From an exchange rate perspective, the USD/JPY pair experienced significant volatility following the data release. Yesterday, USD/JPY fell by over 2% intraday, retreating to around 156, indicating a rapid adjustment in previous long positions. This decline reflects not only the impact of the data itself but also short-term fund flows and technical adjustments. A rebound occurred during Friday's Asian session, but the rebound was limited, further increasing the probability of continued short-term correction.

It's worth noting that while weaker inflation should theoretically be bearish for the yen, the market is currently largely digesting previously over-priced policy expectations. The USD/JPY pair was previously trading at high levels with concentrated long positions; therefore, weaker-than-expected data could trigger widespread liquidation, amplifying exchange rate volatility.

In addition, the global macroeconomic environment also affects exchange rates. Regarding the US dollar, market uncertainty remains regarding the Federal Reserve's policy path, and recent fluctuations in risk sentiment have also influenced the allocation of funds between safe-haven and yield assets, leading to increased short-term volatility in the foreign exchange market.
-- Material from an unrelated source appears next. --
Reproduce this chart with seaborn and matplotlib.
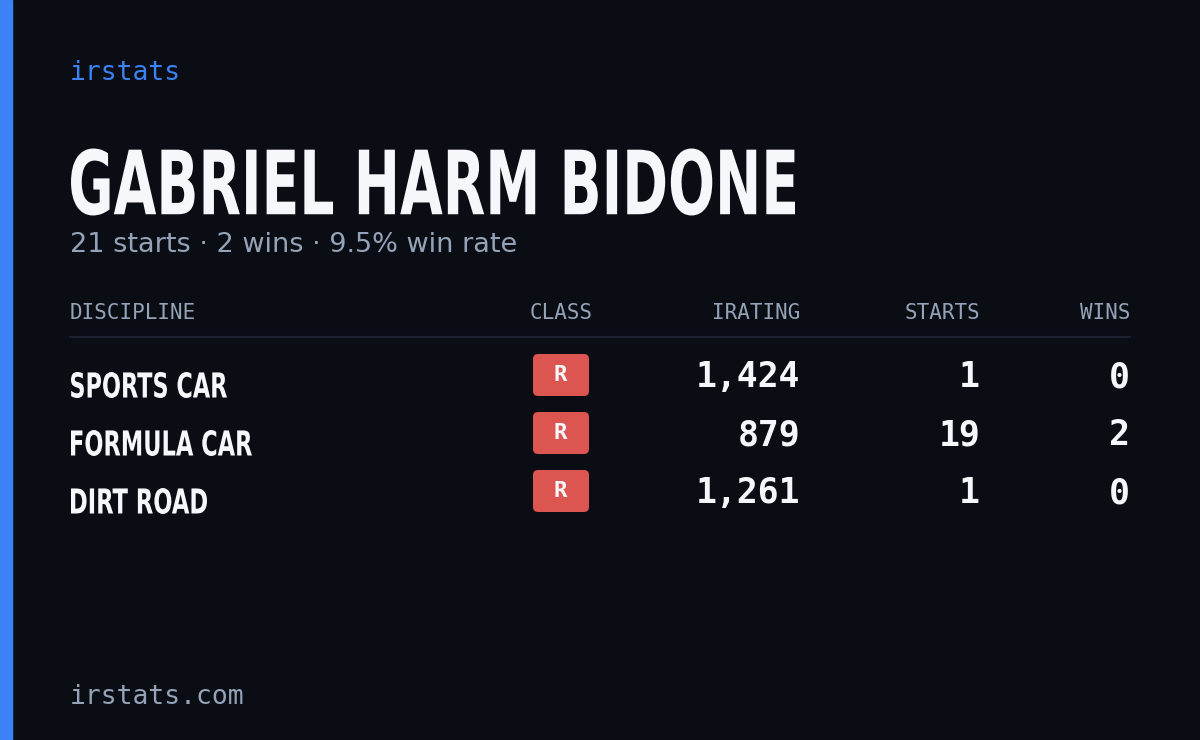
import matplotlib.pyplot as plt
import seaborn as sns
import matplotlib.transforms as mt
from matplotlib.patches import FancyBboxPatch, Rectangle, PathPatch
from matplotlib.textpath import TextPath
from matplotlib.font_manager import FontProperties, fontManager

disciplines = ["SPORTS CAR", "FORMULA CAR", "DIRT ROAD"]
classes = ["R", "R", "R"]
iratings = [1424, 879, 1261]
starts = [1, 19, 1]
wins = [0, 2, 0]
headers = ["DISCIPLINE", "CLASS", "IRATING", "STARTS", "WINS"]
driver = "GABRIEL HARM BIDONE"

BG = "#0a0d14"
BLUE = "#3b82f6"
GREY = "#94a3b8"
WHITE = "#f5f7fa"
RED = "#dc5550"

sns.set_theme(style="white")
plt.rcParams["font.family"] = ["DejaVu Sans"]
names = {f.name for f in fontManager.ttflist}
NARROW = [n for n in ["Liberation Sans Narrow", "DejaVu Sans Condensed"] if n in names] or ["DejaVu Sans"]
MONO = ["DejaVu Sans Mono"]

fig = plt.figure(figsize=(12, 7.4), dpi=100, facecolor=BG)
ax = fig.add_axes([0, 0, 1, 1])
ax.set_xlim(0, 1200)
ax.set_ylim(740, 0)
ax.axis("off")
ax.add_patch(Rectangle((0, 0), 12, 740, color=BLUE))


def narrow_text(x, y, s, cap_h, target_w):
    # bold condensed text squeezed to a pixel width and cap height
    fp = FontProperties(family=NARROW, weight="bold", stretch="condensed")
    tp = TextPath((0, 0), s, size=100, prop=fp)
    ext = tp.get_extents()
    sx = target_w / ext.width
    sy = -cap_h / ext.height
    tr = (mt.Affine2D().translate(-ext.x0, -(ext.y0 + ext.y1) / 2)
          .scale(sx, sy).translate(x, y))
    ax.add_patch(PathPatch(tr.transform_path(tp), color=WHITE, lw=0))


ax.text(70, 73, "irstats", color=BLUE, fontsize=19, family=MONO, va="center")
narrow_text(71, 182, driver, 67, 724)
total_starts = sum(starts)
total_wins = sum(wins)
ax.text(70, 245, f"{total_starts} starts · {total_wins} wins · "
        f"{100 * total_wins / total_starts:.1f}% win rate",
        color=GREY, fontsize=19.5, va="center")

# header row
hx = [(70, "left"), (593, "right"), (800, "right"), (980, "right"), (1130, "right")]
for (x, ha), h in zip(hx, headers):
    ax.text(x, 313, h, color=GREY, fontsize=15, family=MONO, ha=ha, va="center")
ax.plot([70, 1130], [337, 337], color="#1c2230", lw=1.5)

widths = [156, 181, 136]
for i, (d, c, ir, s, w) in enumerate(zip(disciplines, classes, iratings, starts, wins)):
    y = 377 + 58 * i
    narrow_text(71, y + 8, d, 26, widths[i])
    ax.add_patch(FancyBboxPatch((533, y - 23), 56, 42,
                                boxstyle="round,pad=0,rounding_size=5",
                                color=RED, lw=0))
    ax.text(560, y - 2, c, color=WHITE, fontsize=16, family=MONO,
            fontweight="bold", ha="center", va="center")
    for x, v in [(800, f"{ir:,}"), (980, str(s)), (1130, str(w))]:
        ax.text(x, y, v, color=WHITE, fontsize=25, family=MONO,
                fontweight="bold", ha="right", va="center")

ax.text(70, 697, "irstats.com", color=GREY, fontsize=19, family=MONO, va="center")

fig.savefig("out.png", dpi=100, facecolor=BG)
From a technical perspective, the USD/JPY daily chart shows a clear pullback structure. The price quickly broke below short-term moving average support, indicating a weakening short-term trend. The 156 level has become a key support; a further decline to the 153 area is possible if this level is breached. The short-term resistance level has fallen back to the 158-159 range. In terms of momentum indicators, the RSI is falling rapidly, and the MACD shows signs of a death cross, indicating increasing short-term bearish momentum.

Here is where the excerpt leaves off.